Want to know more about breast cancer? Dr Nick Plowman, Clinical Oncologist at St Bartholomew's Hospital in London answers some common questions about the symptoms, diagnosis, and treatment of breast cancer. Use the video clip menu below to select a question.
Video Transcript: Tell me more about hormone therapy
Some breast cancers are hormone sensitive and the oestrogen receptor test that is performed by the histologist (the man who is cutting the specimen of the breast cancer in the laboratory) will tell us whether this is so.
In such cases drugs such as Tamoxifen, Anastrazol, Letrozole and others may add to chemotherapy or indeed substitute for chemotherapy in the adjuvant setting to reduce the chance of the breast cancer returning.
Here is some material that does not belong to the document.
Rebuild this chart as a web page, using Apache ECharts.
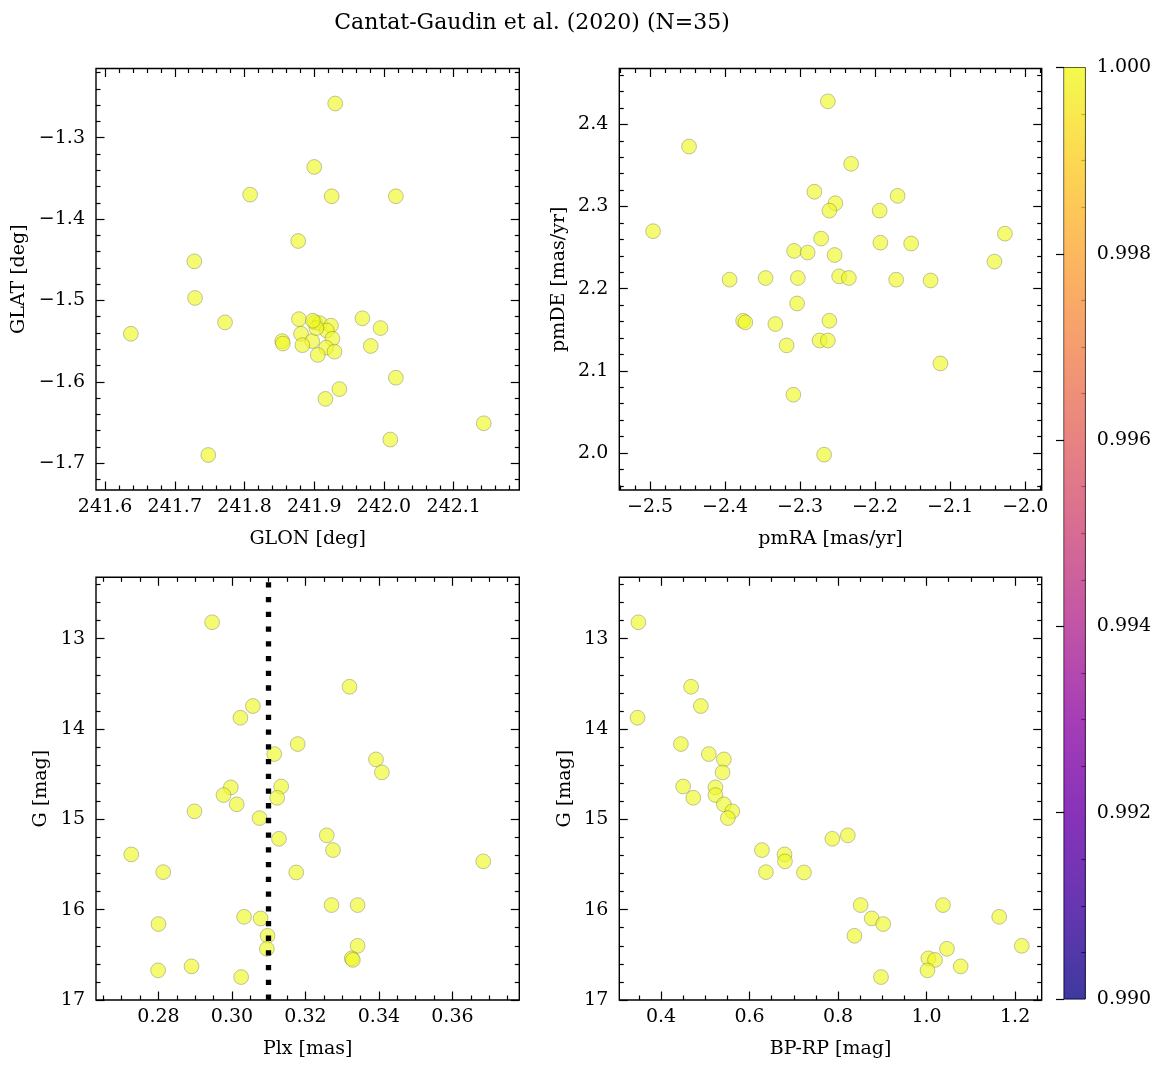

Similarly there is a new group of drugs molecularly targeted drugs such as Traztuzumab better known as Herceptin also Lapatinib and Pertuzumab which are coming on screen which hit the Her II receptor, an onco gene product that is expressed by one in five patients with breast cancer. Use of these drugs will add to the power of chemotherapy in reducing the chance of breast cancer returning.
Of course, in patients whose disease has spread further a field than the breast or the breast and regional nodes in the armpit, these drugs, the chemotherapy, the molecularly targeted agents, the hormonal therapy are much more important than surgery and radiotherapy because they get at the problem wherever it is.
They are what we call Systemic therapies.